Le moraliste stoïcien
Pendant toute la période où Sénèque a vécu à la cour de Néron, il n'a pas cessé de travailler à son œuvre philosophique, mêlant ainsi ambition et réflexion. Les écrits que nous possédons se présentent comme autant de traités de direction morale, dont les titres précisent parfaitement les intentions et dont nombre de maximes sont passées à la postérité. Les principaux sont De la brièveté de la vie (49), De la tranquillité de l'âme (53 ou 54), De la constance du sage (55), De la clémence (56), De la vie heureuse (58) et Des bienfaits (59-60) – ce dernier texte contenant des pages éclairantes sur l'art de donner et de recevoir. Il s'y ajoute les Lettres à Lucilius, que Sénèque écrit sur la fin de sa vie et qui contiennent l'essentiel de sa sagesse. Les autres ouvrages qui nous sont parvenus attestent sa puissance de travail et d'écriture : ils comptent neuf tragédies – dont les Troyennes, Médée, Phèdre et Œdipe – et un traité scientifique en sept livres, les Questions naturelles.
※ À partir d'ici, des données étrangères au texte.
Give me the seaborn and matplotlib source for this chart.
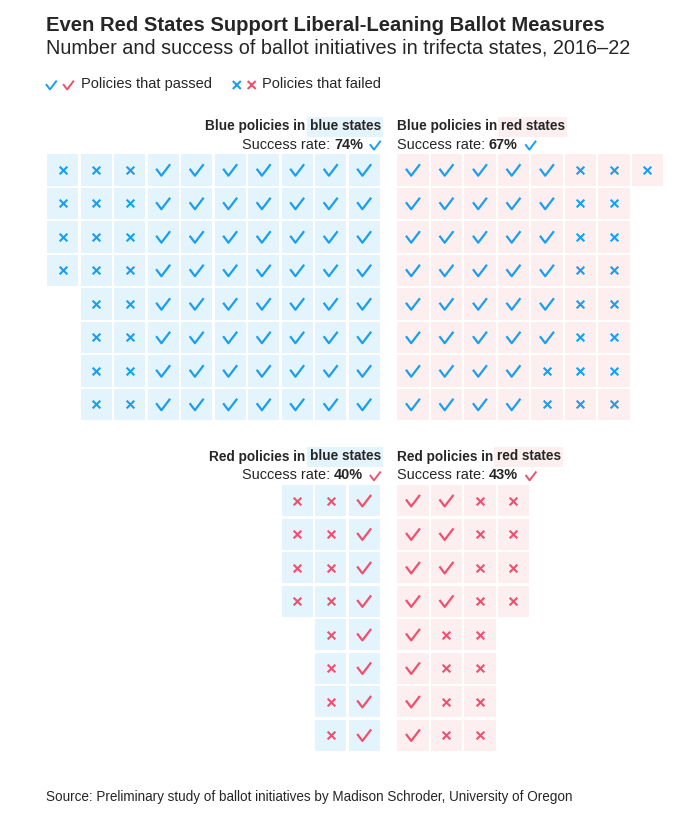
import numpy as np
import pandas as pd
import matplotlib.pyplot as plt
import seaborn as sns
from matplotlib.path import Path
from matplotlib.patches import Rectangle

# waffle rows, top to bottom: passed / failed initiatives per row
bb_pass = [7, 7, 7, 7, 7, 7, 7, 7]
bb_fail = [3, 3, 3, 3, 2, 2, 2, 2]
br_pass = [5, 5, 5, 5, 5, 5, 4, 4]
br_fail = [3, 2, 2, 2, 2, 2, 3, 3]
rb_pass = [1, 1, 1, 1, 1, 1, 1, 1]
rb_fail = [2, 2, 2, 2, 1, 1, 1, 1]
rr_pass = [2, 2, 2, 2, 1, 1, 1, 1]
rr_fail = [2, 2, 2, 2, 2, 2, 2, 2]

policies = ['Blue', 'Blue', 'Red', 'Red']
states = ['blue', 'red', 'blue', 'red']
passes = [bb_pass, br_pass, rb_pass, rr_pass]
fails = [bb_fail, br_fail, rb_fail, rr_fail]

title = 'Even Red States Support Liberal-Leaning Ballot Measures'
subtitle = 'Number and success of ballot initiatives in trifecta states, 2016\u201322'
source = 'Source: Preliminary study of ballot initiatives by Madison Schroder, University of Oregon'

BLUE = '#1a9ff0'
RED = '#f0506e'
BG = {'blue': '#e4f4fd', 'red': '#fdeef0'}
INK = {'Blue': BLUE, 'Red': RED}

# layout (pixels)
PITCH = 33.5
CELL = 31.3
X_RIGHT_EDGE = 379.8   # grids for blue states end here
X_LEFT_EDGE = 397.3    # grids for red states start here
TOPS = [154.3, 154.3, 485.0, 485.0]

check = Path([(-0.5, 0.085), (-0.125, -0.41), (0.5, 0.41)],
             [Path.MOVETO, Path.LINETO, Path.LINETO])

# build the cell table
cells = []
for k in range(4):
    for r, (p, f) in enumerate(zip(passes[k], fails[k])):
        if states[k] == 'blue':
            row = ['fail'] * f + ['pass'] * p
        else:
            row = ['pass'] * p + ['fail'] * f
        n = len(row)
        for j, res in enumerate(row):
            if states[k] == 'blue':
                cx = X_RIGHT_EDGE - (n - j - 1) * PITCH - CELL / 2
            else:
                cx = X_LEFT_EDGE + j * PITCH + CELL / 2
            cy = TOPS[k] + r * PITCH + CELL / 2
            cells.append(dict(panel=k, state=states[k], policy=policies[k],
                              result=res, x=cx, y=cy))
df = pd.DataFrame(cells)

sns.set_style('white')
plt.rcParams['font.family'] = ['Liberation Sans', 'DejaVu Sans']

fig = plt.figure(figsize=(6.78, 8.16), dpi=100)
ax = fig.add_axes([0, 0, 1, 1])
ax.set_xlim(0, 678)
ax.set_ylim(816, 0)
ax.axis('off')
renderer = fig.canvas.get_renderer()
px2pt = 72 / fig.dpi

# cell backgrounds
sns.scatterplot(data=df, x='x', y='y', hue='state', palette=BG, marker='s',
                s=(CELL * px2pt) ** 2, linewidth=0, legend=False, ax=ax, zorder=1)

# marks
for pol in ['Blue', 'Red']:
    d = df[(df.policy == pol) & (df.result == 'pass')]
    ax.scatter(d.x, d.y, marker=check, s=(14 * px2pt) ** 2, facecolors='none',
               edgecolors=INK[pol], linewidths=1.6, zorder=3)
    d = df[(df.policy == pol) & (df.result == 'fail')]
    ax.scatter(d.x, d.y, marker='x', s=(7.7 * px2pt) ** 2, c=INK[pol],
               linewidths=1.5, zorder=3)


def ext(t):
    return t.get_window_extent(renderer).transformed(ax.transData.inverted())


def highlight(t, base, color):
    e = ext(t)
    ax.add_patch(Rectangle((e.x0 - 3, base - 13.3), e.x1 - e.x0 + 5, 20,
                           fc=color, ec='none', zorder=2))


SPACE = 4.0
TFS = 9.85
SFS = 10.45
SMALL_CHECK = (10.8 * px2pt) ** 2
for k in range(4):
    pol, st = policies[k], states[k]
    top = TOPS[k]
    ty, sy = top - 24.5, top - 5.6
    col = INK[pol]
    rate = round(100 * sum(passes[k]) / (sum(passes[k]) + sum(fails[k])))
    if st == 'blue':
        t = ax.text(380.7, ty, f'{st} states', ha='right', va='baseline',
                    fontsize=TFS, fontweight='bold', zorder=4)
        highlight(t, ty, BG[st])
        ax.text(ext(t).x0 - SPACE, ty, f'{pol} policies in', ha='right', va='baseline',
                fontsize=TFS, fontweight='bold', zorder=5)
        ax.scatter([375.3], [sy - 3.5], marker=check, s=SMALL_CHECK,
                   facecolors='none', edgecolors=col, linewidths=1.4, zorder=5)
        t = ax.text(363, sy, f'{rate}%', ha='right', va='baseline',
                    fontsize=SFS, fontweight='bold')
        ax.text(ext(t).x0 - SPACE, sy, 'Success rate:', ha='right', va='baseline',
                fontsize=SFS)
    else:
        t = ax.text(396.7, ty, f'{pol} policies in', ha='left', va='baseline',
                    fontsize=TFS, fontweight='bold', zorder=5)
        t = ax.text(ext(t).x1 + SPACE, ty, f'{st} states', ha='left', va='baseline',
                    fontsize=TFS, fontweight='bold', zorder=4)
        highlight(t, ty, BG[st])
        t = ax.text(396.7, sy, 'Success rate:', ha='left', va='baseline', fontsize=SFS)
        t = ax.text(ext(t).x1 + SPACE, sy, f'{rate}%', ha='left', va='baseline',
                    fontsize=SFS, fontweight='bold')
        ax.scatter([ext(t).x1 + 13], [sy - 3.5], marker=check, s=SMALL_CHECK,
                   facecolors='none', edgecolors=col, linewidths=1.4, zorder=5)

# header
ax.text(46, 30.7, title, ha='left', va='baseline', fontsize=14.55, fontweight='bold')
ax.text(46, 53.3, subtitle, ha='left', va='baseline', fontsize=14.3)

# legend
ax.scatter([51.3, 68.5], [85, 85], marker=check, s=SMALL_CHECK,
           facecolors='none', edgecolors=[BLUE, RED], linewidths=1.4)
ax.text(81, 88.3, 'Policies that passed', ha='left', va='baseline', fontsize=10.5)
ax.scatter([236.8, 251.7], [85, 85], marker='x', s=(8 * px2pt) ** 2,
           c=[BLUE, RED], linewidths=1.5)
ax.text(262.5, 88.3, 'Policies that failed', ha='left', va='baseline', fontsize=10.5)

# source
ax.text(46, 800.5, source, ha='left', va='baseline', fontsize=9.75)

fig.savefig('out.png', dpi=100)
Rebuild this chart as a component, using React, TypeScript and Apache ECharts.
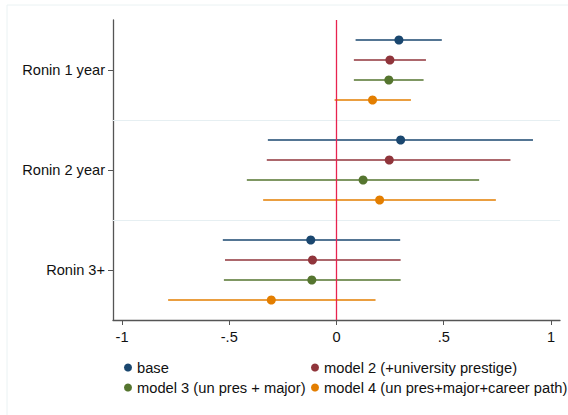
import React, { useEffect, useRef } from "react";
import * as echarts from "echarts";

const categories = ["Ronin 1 year", "Ronin 2 year", "Ronin 3+"];
const modelNames = [
  "base",
  "model 2 (+university prestige)",
  "model 3 (un pres + major)",
  "model 4 (un pres+major+career path)",
];
const modelColors = ["#1a476f", "#90353b", "#55752f", "#e37e00"];

const baseEst = [0.291, 0.299, -0.12];
const baseLo = [0.089, -0.32, -0.53];
const baseHi = [0.491, 0.916, 0.297];

const m2Est = [0.249, 0.246, -0.112];
const m2Lo = [0.081, -0.325, -0.52];
const m2Hi = [0.417, 0.811, 0.299];

const m3Est = [0.244, 0.124, -0.115];
const m3Lo = [0.081, -0.418, -0.525];
const m3Hi = [0.406, 0.665, 0.299];

const m4Est = [0.168, 0.201, -0.304];
const m4Lo = [-0.009, -0.342, -0.785];
const m4Hi = [0.347, 0.743, 0.182];

const xTicks = [-1, -0.5, 0, 0.5, 1];
const xTickLabels = ["-1", "-.5", "0", ".5", "1"];

const FONT = "Liberation Sans, Arial, sans-serif";

export default function App() {
  const ref = useRef<HTMLDivElement>(null);
  useEffect(() => {
    if (!ref.current) return;
    const chart = echarts.init(ref.current, null, { renderer: "svg" });
    const models = [
      [baseEst, baseLo, baseHi],
      [m2Est, m2Lo, m2Hi],
      [m3Est, m3Lo, m3Hi],
      [m4Est, m4Lo, m4Hi],
    ];
    const series: any[] = models.map((m, mi) => {
      const data = categories.map((_, ci) => [m[0][ci], m[1][ci], m[2][ci], ci * 5 + mi + 1]);
      return {
        type: "custom",
        name: modelNames[mi],
        itemStyle: { color: modelColors[mi] },
        encode: { x: [0, 1, 2], y: 3 },
        data,
        renderItem: (params: any, api: any) => {
          const y = api.value(3);
          const pEst = api.coord([api.value(0), y]);
          const pLo = api.coord([api.value(1), y]);
          const pHi = api.coord([api.value(2), y]);
          return {
            type: "group",
            children: [
              {
                type: "line",
                shape: { x1: pLo[0], y1: pLo[1], x2: pHi[0], y2: pHi[1] },
                style: { stroke: modelColors[mi], lineWidth: 1.3 },
              },
              {
                type: "circle",
                shape: { cx: pEst[0], cy: pEst[1], r: 4.5 },
                style: { fill: modelColors[mi] },
              },
            ],
          };
        },
        z: 3,
      };
    });
    series.push({
      type: "line",
      data: [],
      silent: true,
      markLine: {
        silent: true,
        symbol: "none",
        label: { show: false },
        data: [
          { yAxis: 5, lineStyle: { color: "#e6eff2", width: 1, type: "solid" } },
          { yAxis: 10, lineStyle: { color: "#e6eff2", width: 1, type: "solid" } },
          { xAxis: 0, lineStyle: { color: "#e8234f", width: 1.3, type: "solid" } },
        ],
      },
      z: 2,
    });

    chart.setOption({
      animation: false,
      backgroundColor: "#ffffff",
      grid: { left: 113, right: 8, top: 20, bottom: 95 },
      xAxis: {
        type: "value",
        min: -1.042,
        max: 1.042,
        splitLine: { show: false },
        axisLine: { show: true, onZero: false, lineStyle: { color: "#555", width: 1.3 } },
        axisTick: { show: true, customValues: xTicks, length: 5, lineStyle: { color: "#555" } },
        axisLabel: {
          customValues: xTicks,
          formatter: (v: number) => {
            const i = xTicks.findIndex((t) => Math.abs(t - v) < 1e-6);
            return i >= 0 ? xTickLabels[i] : "";
          },
          color: "#111",
          fontSize: 14.6,
          fontFamily: FONT,
          margin: 9,
        },
      },
      yAxis: {
        type: "value",
        min: 0,
        max: 15,
        inverse: true,
        splitLine: { show: false },
        axisLine: { show: true, onZero: false, lineStyle: { color: "#555", width: 1.3 } },
        axisTick: { show: true, customValues: [2.5, 7.5, 12.5], length: 5, lineStyle: { color: "#555" } },
        axisLabel: {
          customValues: [2.5, 7.5, 12.5],
          formatter: (v: number) => categories[Math.round((v - 2.5) / 5)] ?? "",
          color: "#111",
          fontSize: 14.6,
          fontFamily: FONT,
          margin: 8,
        },
      },
      legend: [
        {
          data: [modelNames[0], modelNames[2]],
          orient: "vertical",
          left: 119,
          top: 355,
          icon: "circle",
          itemWidth: 8,
          itemHeight: 8,
          itemGap: 5,
          textStyle: { color: "#111", fontSize: 14.7, fontFamily: FONT },
          selectedMode: false,
        },
        {
          data: [modelNames[1], modelNames[3]],
          orient: "vertical",
          left: 306,
          top: 355,
          icon: "circle",
          itemWidth: 8,
          itemHeight: 8,
          itemGap: 5,
          textStyle: { color: "#111", fontSize: 14.7, fontFamily: FONT },
          selectedMode: false,
        },
      ],
      graphic: [
        {
          type: "rect",
          shape: { x: 7, y: 5, width: 570, height: 420 },
          style: { fill: "none", stroke: "#eaf2f3", lineWidth: 1 },
          silent: true,
        },
      ],
      series,
    });
    return () => chart.dispose();
  }, []);
  return (
    <div
      ref={ref}
      style={{ position: "absolute", left: 0, top: 0, width: 568, height: 415 }}
    />
  );
}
Sénèque trouve dans le stoïcisme d'origine grecque le moyen de donner corps à une véritable philosophie romaine. Faisant, comme tous les stoïciens, la part de « ce qui dépend de nous » (notre intellect) et de « ce qui ne dépend pas de nous » (notre destin), il amène l'homme à trouver la voie du bonheur en ce monde en vivant selon sa nature, c'est-à-dire en faisant usage de sa raison, qui l'élève au-dessus des animaux. Mais il renouvelle aussi la pensée stoïcienne, en proposant une morale qui concilie les exigences de l'action, telle que lui-même l'a pratiquée, et les aspirations à la sagesse, qu'il nous appartient de satisfaire en nous détachant des biens terrestres. Car ceux-ci, fussent-ils ce qu'il appelle les « biens préférables » – comme la santé, la richesse ou la gloire –, ne doivent pas nous détourner de la recherche du bien moral, le seul « souverain bien ».
« Thérapie » stoïcienne
Dans son traité De la tranquillité de l'âme, Sénèque se livre à une longue explication aux connotations médicales. À son ami Annaeus Serenus, qui est venu le consulter parce qu'il souffre de ne pas être dans la vie un assez bon stoïcien, il prescrit une liste de remèdes. Il s'agit, en effet, de lui redonner la santé de l'âme – assimilée ici à la « tranquillité ».
On apprend ainsi que Serenus devra se garder d'un excès d'activités, et surtout de mondanités, se choisir des amis empressés, sans qu'ils soient agités, et se soustraire à l'attrait durable de la richesse, imitant en cela Zénon de Kition (le fondateur du stoïcisme), qui, après avoir perdu tous ses biens lors d'un naufrage, avait déclaré : « La Fortune [le Destin] m'invite à philosopher plus à mon aise. »
Sénèque fait aussi comprendre à son ami que ce que nous nommerions, en langage moderne, le stress, l'arrivisme et le surmenage sont les ennemis de l'homme.